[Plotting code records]
───

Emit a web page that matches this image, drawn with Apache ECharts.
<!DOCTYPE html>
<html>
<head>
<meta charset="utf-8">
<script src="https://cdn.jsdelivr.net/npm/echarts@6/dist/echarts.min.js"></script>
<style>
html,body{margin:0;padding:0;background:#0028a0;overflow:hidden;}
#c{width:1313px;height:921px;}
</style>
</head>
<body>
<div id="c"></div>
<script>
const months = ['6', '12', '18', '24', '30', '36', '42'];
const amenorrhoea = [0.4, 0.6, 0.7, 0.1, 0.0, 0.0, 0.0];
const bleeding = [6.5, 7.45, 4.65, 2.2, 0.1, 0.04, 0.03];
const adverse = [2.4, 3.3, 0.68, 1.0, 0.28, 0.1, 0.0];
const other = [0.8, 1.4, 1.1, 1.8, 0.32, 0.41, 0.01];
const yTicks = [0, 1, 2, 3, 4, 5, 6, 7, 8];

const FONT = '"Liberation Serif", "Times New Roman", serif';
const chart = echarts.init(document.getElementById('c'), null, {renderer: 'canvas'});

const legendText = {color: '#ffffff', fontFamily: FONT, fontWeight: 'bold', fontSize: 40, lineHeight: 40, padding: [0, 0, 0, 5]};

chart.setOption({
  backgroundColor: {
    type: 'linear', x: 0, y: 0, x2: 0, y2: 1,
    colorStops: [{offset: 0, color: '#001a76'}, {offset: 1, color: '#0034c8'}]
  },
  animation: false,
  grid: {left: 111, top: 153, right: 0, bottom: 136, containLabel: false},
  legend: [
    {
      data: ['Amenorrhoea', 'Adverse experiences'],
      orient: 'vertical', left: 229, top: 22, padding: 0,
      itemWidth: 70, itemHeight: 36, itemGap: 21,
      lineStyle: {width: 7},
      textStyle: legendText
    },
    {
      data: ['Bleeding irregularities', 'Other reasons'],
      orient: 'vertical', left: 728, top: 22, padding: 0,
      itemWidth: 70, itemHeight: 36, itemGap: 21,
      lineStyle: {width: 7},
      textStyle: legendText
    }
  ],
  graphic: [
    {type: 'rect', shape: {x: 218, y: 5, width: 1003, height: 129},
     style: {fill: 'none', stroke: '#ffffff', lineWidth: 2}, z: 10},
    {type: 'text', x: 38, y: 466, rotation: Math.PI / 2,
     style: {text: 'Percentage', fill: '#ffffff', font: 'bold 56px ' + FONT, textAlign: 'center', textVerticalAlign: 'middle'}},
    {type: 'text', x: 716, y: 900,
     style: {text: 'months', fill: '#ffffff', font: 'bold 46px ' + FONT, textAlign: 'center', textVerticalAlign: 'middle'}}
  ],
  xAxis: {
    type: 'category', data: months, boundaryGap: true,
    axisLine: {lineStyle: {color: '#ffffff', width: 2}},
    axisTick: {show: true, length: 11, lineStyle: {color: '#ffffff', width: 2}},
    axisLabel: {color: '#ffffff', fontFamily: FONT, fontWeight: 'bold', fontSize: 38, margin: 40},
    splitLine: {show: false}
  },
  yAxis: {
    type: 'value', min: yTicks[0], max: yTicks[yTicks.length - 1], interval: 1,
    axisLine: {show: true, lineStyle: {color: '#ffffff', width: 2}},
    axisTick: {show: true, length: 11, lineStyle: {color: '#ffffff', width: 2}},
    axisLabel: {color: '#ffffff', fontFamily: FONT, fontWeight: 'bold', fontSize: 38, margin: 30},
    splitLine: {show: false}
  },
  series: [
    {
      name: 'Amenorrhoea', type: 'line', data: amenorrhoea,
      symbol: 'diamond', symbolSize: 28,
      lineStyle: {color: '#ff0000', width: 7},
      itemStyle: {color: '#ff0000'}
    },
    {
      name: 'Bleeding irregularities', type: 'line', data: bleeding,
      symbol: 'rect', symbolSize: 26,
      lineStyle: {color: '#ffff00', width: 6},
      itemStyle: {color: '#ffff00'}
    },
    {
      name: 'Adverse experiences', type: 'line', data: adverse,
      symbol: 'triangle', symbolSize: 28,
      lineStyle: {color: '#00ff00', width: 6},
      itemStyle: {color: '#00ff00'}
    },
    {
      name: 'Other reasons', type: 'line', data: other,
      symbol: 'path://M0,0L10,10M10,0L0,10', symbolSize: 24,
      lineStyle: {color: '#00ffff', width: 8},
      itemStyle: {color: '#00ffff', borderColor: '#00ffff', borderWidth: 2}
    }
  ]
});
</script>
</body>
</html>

───

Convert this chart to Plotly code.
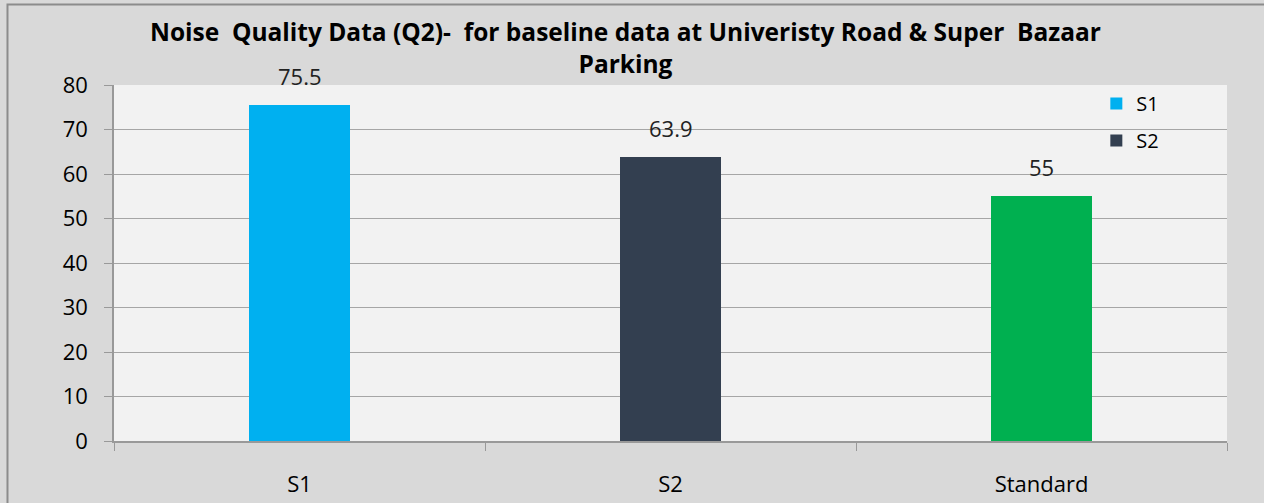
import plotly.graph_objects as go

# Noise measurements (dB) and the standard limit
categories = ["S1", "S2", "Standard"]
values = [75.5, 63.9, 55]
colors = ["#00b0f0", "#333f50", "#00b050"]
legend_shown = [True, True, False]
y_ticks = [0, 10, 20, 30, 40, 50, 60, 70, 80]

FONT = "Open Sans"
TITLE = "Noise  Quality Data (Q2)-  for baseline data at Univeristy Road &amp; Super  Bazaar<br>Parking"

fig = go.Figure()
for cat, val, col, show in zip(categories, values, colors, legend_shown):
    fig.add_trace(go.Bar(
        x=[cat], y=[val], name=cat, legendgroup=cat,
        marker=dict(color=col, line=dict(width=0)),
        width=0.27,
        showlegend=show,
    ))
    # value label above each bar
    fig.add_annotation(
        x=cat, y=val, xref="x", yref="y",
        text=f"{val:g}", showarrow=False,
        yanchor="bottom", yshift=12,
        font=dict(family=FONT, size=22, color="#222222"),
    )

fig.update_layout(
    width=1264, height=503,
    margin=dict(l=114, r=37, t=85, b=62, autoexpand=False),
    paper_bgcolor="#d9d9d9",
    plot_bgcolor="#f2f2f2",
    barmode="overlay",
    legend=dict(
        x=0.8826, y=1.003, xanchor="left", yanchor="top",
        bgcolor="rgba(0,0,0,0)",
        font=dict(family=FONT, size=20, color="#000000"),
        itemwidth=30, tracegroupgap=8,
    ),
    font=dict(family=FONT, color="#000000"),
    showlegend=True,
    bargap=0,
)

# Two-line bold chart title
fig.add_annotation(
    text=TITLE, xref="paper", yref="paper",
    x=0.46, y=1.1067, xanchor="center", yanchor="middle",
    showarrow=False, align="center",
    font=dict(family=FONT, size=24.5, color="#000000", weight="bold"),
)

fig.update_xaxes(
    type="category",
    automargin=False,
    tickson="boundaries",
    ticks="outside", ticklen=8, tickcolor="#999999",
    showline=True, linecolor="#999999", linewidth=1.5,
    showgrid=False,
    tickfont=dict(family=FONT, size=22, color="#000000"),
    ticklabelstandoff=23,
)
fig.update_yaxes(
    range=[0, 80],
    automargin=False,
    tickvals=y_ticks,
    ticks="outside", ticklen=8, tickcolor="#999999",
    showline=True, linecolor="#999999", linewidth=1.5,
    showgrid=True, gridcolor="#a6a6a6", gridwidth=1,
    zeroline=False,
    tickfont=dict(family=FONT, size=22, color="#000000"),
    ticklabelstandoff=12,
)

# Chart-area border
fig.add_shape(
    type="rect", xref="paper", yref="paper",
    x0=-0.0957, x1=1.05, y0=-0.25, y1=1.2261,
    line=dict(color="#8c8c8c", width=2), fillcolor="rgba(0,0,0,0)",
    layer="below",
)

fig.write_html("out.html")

───

*WRITTEN PROBLEM*: Keep the pictures out, and extract only the lines that begin at the one containing "Convert this chart to Plotly code." and end at the one containing "for baseline data", inclusive.

*FINAL ANSWER*:
Convert this chart to Plotly code.
import plotly.graph_objects as go

# Noise measurements (dB) and the standard limit
categories = ["S1", "S2", "Standard"]
values = [75.5, 63.9, 55]
colors = ["#00b0f0", "#333f50", "#00b050"]
legend_shown = [True, True, False]
y_ticks = [0, 10, 20, 30, 40, 50, 60, 70, 80]

FONT = "Open Sans"
TITLE = "Noise  Quality Data (Q2)-  for baseline data at Univeristy Road &amp; Super  Bazaar<br>Parking"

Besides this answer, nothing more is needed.